'''

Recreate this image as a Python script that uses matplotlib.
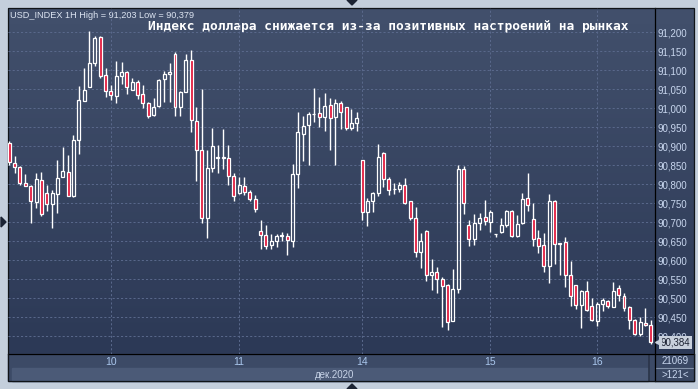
import numpy as np
import matplotlib
matplotlib.use("Agg")
from matplotlib import pyplot as plt
from matplotlib.patches import Rectangle, Polygon

plt.rcParams['lines.scale_dashes'] = False

W, H = 698, 389

# hourly candles, USD_INDEX 1H
opens = [90909, 90856, 90846, 90804, 90796, 90753, 90812, 90778, 90749, 90775,
         90820, 90833, 90769, 90917, 91019, 91056, 91118, 91187, 91087, 91046,
         91032, 91085, 91095, 91049, 91070, 91037, 91014, 90982, 91005, 91077,
         91090, 91143, 91003, 91044, 91126, 90966, 90891, 90711, 90843, 90868,
         90873, 90869, 90821, 90776, 90795, 90779, 90761, 90677, 90666, 90640,
         90651, 90665, 90665, 90652, 90827, 90932, 90955, 90984, 90987, 90976,
         91009, 90976, 91013, 91003, 90949, 90961, 90863, 90727, 90755, 90776,
         90883, 90814, 90788, 90787, 90798, 90755, 90711, 90622, 90677, 90560,
         90570, 90552, 90536, 90440, 90524, 90839, 90693, 90655, 90697, 90713,
         90702, 90668, 90674, 90692, 90729, 90664, 90697, 90764, 90708, 90659,
         90639, 90584, 90756, 90645, 90648, 90562, 90534, 90482, 90520, 90480,
         90441, 90486, 90493, 90477, 90528, 90507, 90478, 90443, 90407, 90436,
         90430]
highs = [90915, 90874, 90848, 90826, 90798, 90830, 90833, 90799, 90786, 90863,
         90897, 90876, 90931, 91058, 91105, 91203, 91190, 91189, 91106, 91060,
         91124, 91122, 91097, 91081, 91075, 91061, 91017, 91027, 91076, 91098,
         91119, 91147, 91046, 91144, 91154, 91003, 91050, 90891, 90947, 90903,
         90946, 90904, 90829, 90819, 90819, 90786, 90771, 90707, 90693, 90670,
         90670, 90674, 90673, 90854, 90989, 90980, 90990, 91053, 91030, 91039,
         91026, 91025, 91018, 91004, 90998, 90989, 90864, 90763, 90779, 90906,
         90886, 90819, 90803, 90805, 90816, 90756, 90741, 90672, 90679, 90604,
         90583, 90556, 90538, 90578, 90851, 90847, 90705, 90723, 90725, 90759,
         90733, 90669, 90711, 90733, 90733, 90719, 90778, 90830, 90751, 90681,
         90672, 90775, 90758, 90646, 90660, 90599, 90536, 90521, 90546, 90502,
         90489, 90501, 90495, 90544, 90536, 90513, 90480, 90446, 90450, 90475,
         90443]
lows = [90850, 90830, 90798, 90795, 90698, 90738, 90717, 90730, 90685, 90724,
        90818, 90768, 90766, 90881, 91018, 91055, 91110, 91081, 91029, 91022,
        91015, 91064, 91037, 91048, 91025, 91002, 90974, 90979, 91003, 91016,
        91017, 90979, 90979, 91042, 90937, 90808, 90699, 90659, 90832, 90830,
        90839, 90799, 90755, 90774, 90772, 90755, 90726, 90631, 90630, 90631,
        90635, 90650, 90613, 90634, 90789, 90860, 90852, 90963, 90952, 90941,
        90889, 90852, 90946, 90943, 90943, 90941, 90705, 90689, 90726, 90770,
        90792, 90771, 90774, 90779, 90748, 90705, 90609, 90581, 90546, 90523,
        90514, 90425, 90416, 90439, 90514, 90722, 90637, 90641, 90681, 90694,
        90674, 90660, 90673, 90688, 90662, 90662, 90695, 90730, 90637, 90618,
        90570, 90539, 90589, 90561, 90529, 90480, 90472, 90422, 90467, 90441,
        90427, 90466, 90475, 90476, 90492, 90466, 90420, 90403, 90401, 90427,
        90379]
closes = [90858, 90846, 90804, 90796, 90756, 90814, 90722, 90749, 90778, 90817,
          90835, 90770, 90917, 91023, 91048, 91119, 91184, 91084, 91045, 91035,
          91085, 91095, 91056, 91070, 91035, 91014, 90979, 91003, 91074, 91090,
          91095, 91003, 91044, 91126, 90970, 90891, 90710, 90843, 90901, 90873,
          90868, 90821, 90769, 90798, 90779, 90761, 90735, 90666, 90638, 90650,
          90665, 90666, 90654, 90827, 90937, 90953, 90984, 90986, 90976, 91005,
          90974, 91013, 90991, 90949, 90962, 90974, 90727, 90757, 90777, 90871,
          90814, 90785, 90787, 90798, 90752, 90711, 90622, 90651, 90560, 90569,
          90550, 90532, 90438, 90524, 90839, 90750, 90655, 90698, 90712, 90703,
          90727, 90668, 90692, 90730, 90664, 90695, 90761, 90745, 90657, 90638,
          90584, 90756, 90643, 90644, 90562, 90507, 90482, 90520, 90469, 90443,
          90486, 90495, 90479, 90520, 90509, 90474, 90443, 90407, 90437, 90430,
          90384]

day_idx = [19, 43, 66, 90, 110]
day_labels = ["10", "11", "14", "15", "16"]
price_ticks = list(range(90400, 91201, 50))
title = "USD_INDEX 1H High = 91,203 Low = 90,379"
headline = "Индекс доллара снижается из-за позитивных настроений на рынках"
month_label = "дек.2020"
last_price = 90384

fig = plt.figure(figsize=(W / 100, H / 100), dpi=100)
fig.patch.set_facecolor("#c4cfdc")

# background layer in pixel coordinates
bg = fig.add_axes([0, 0, 1, 1])
bg.set_xlim(0, W)
bg.set_ylim(H, 0)
bg.axis("off")

top = np.array([66, 80, 108]) / 255
bot = np.array([44, 57, 86]) / 255
t = np.linspace(0, 1, 256)[:, None, None]
grad = top + (bot - top) * t
bg.imshow(grad, extent=(8, 694, 354, 8), aspect="auto", zorder=0)

bg.add_patch(Rectangle((8, 354), 686, 27, color="#3c4a66", zorder=1))
bg.add_patch(Rectangle((12, 368), 636, 13, color="#4b5a77", zorder=1))
bg.add_patch(Rectangle((655, 354), 39, 27, color="#3a4864", zorder=1))
bg.plot([655, 694], [368, 368], color="#8392aa", lw=0.8, zorder=2)
bg.plot([649, 649], [355, 381], color="#2a3448", lw=1.2, zorder=2)
bg.plot([655, 655], [8, 381], color="black", lw=0.9, zorder=3)
bg.plot([8, 694], [354, 354], color="black", lw=0.9, zorder=3)
bg.add_patch(Rectangle((8, 8), 686, 373, fill=False, ec="#101418", lw=0.9, zorder=3))

# little navigation triangles
for pts in ([[347, 0], [357, 0], [352, 5]],
            [[347, 389], [357, 389], [352, 384]],
            [[1, 217], [1, 227], [6, 222]]):
    bg.add_patch(Polygon(pts, closed=True, color="#1b2333", zorder=3))

bg.text(10, 15, title, fontsize=6.6, family="Liberation Sans", color="#dde5f2",
        va="center", ha="left", zorder=4)
bg.text(148, 26, headline, fontsize=9.3, family="DejaVu Sans Mono", weight="bold",
        color="white", va="center", ha="left", zorder=4)
bg.text(335, 374.5, month_label, fontsize=7, family="Liberation Sans",
        color="#c8d4e8", va="center", ha="center", zorder=4)
bg.text(675, 361.5, "21069", fontsize=7, family="Liberation Sans",
        color="#c8d6ee", va="center", ha="center", zorder=4)
bg.text(675, 374.5, ">121<", fontsize=7, family="Liberation Sans",
        color="#c8d6ee", va="center", ha="center", zorder=4)

# candles
ax = fig.add_axes([8 / W, (H - 354) / H, (655 - 8) / W, (354 - 8) / H])
ax.patch.set_alpha(0)
ax.set_xlim(-0.243, 120.8)
ax.set_ylim(90353.4, 91263.9)
for s in ax.spines.values():
    s.set_visible(False)

grid_kw = dict(color="#5a698c", lw=0.7, linestyle=(0, (1.5, 1.5)), zorder=1)
for p in price_ticks:
    ax.axhline(p, **grid_kw)
for d in day_idx:
    ax.axvline(d, **grid_kw)

red = "#e2163a"
bw = 0.56
for i, (o, hi, lo, c) in enumerate(zip(opens, highs, lows, closes)):
    btop, bbot = max(o, c), min(o, c)
    ax.vlines(i, btop, hi, color="white", lw=1.0, zorder=2)
    ax.vlines(i, lo, bbot, color="white", lw=1.0, zorder=2)
    hgt = max(btop - bbot, 1)
    fc = red if c < o else "none"
    ax.add_patch(Rectangle((i - bw / 2, bbot), bw, hgt, fc=fc, ec="white",
                           lw=0.9, zorder=3))

ax.set_xticks(day_idx)
ax.set_xticklabels(day_labels)
ax.tick_params(axis="x", length=0, pad=2.5, labelsize=7.5, labelcolor="#a9c6ec")
ax.yaxis.tick_right()
ax.set_yticks(price_ticks)
ax.set_yticklabels([f"{p:,}" for p in price_ticks])
ax.tick_params(axis="y", length=0, pad=2, labelsize=7, labelcolor="#c8d6ee")
for lab in ax.get_xticklabels() + ax.get_yticklabels():
    lab.set_family("Liberation Sans")

# last price marker
ax.annotate(f"{last_price:,}", xy=(1, last_price), xycoords=("axes fraction", "data"),
            xytext=(4, 0), textcoords="offset points", ha="left", va="center",
            fontsize=7, family="Liberation Sans", color="#1a2030",
            bbox=dict(boxstyle="square,pad=0.15", fc="#c8d0dc", ec="none"), zorder=6)
ax.plot([1.004], [last_price], marker="<", ms=4, color="#c8d0dc",
        transform=ax.get_yaxis_transform(), clip_on=False, zorder=6)

plt.savefig("out.png", dpi=100)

'''

* **Problem description**: Copy nothing but the lines from the top of the data down to the line containing "W, H = 698, 389", and leave the pictures out.

* **In response**:
Recreate this image as a Python script that uses matplotlib.
import numpy as np
import matplotlib
matplotlib.use("Agg")
from matplotlib import pyplot as plt
from matplotlib.patches import Rectangle, Polygon

plt.rcParams['lines.scale_dashes'] = False

W, H = 698, 389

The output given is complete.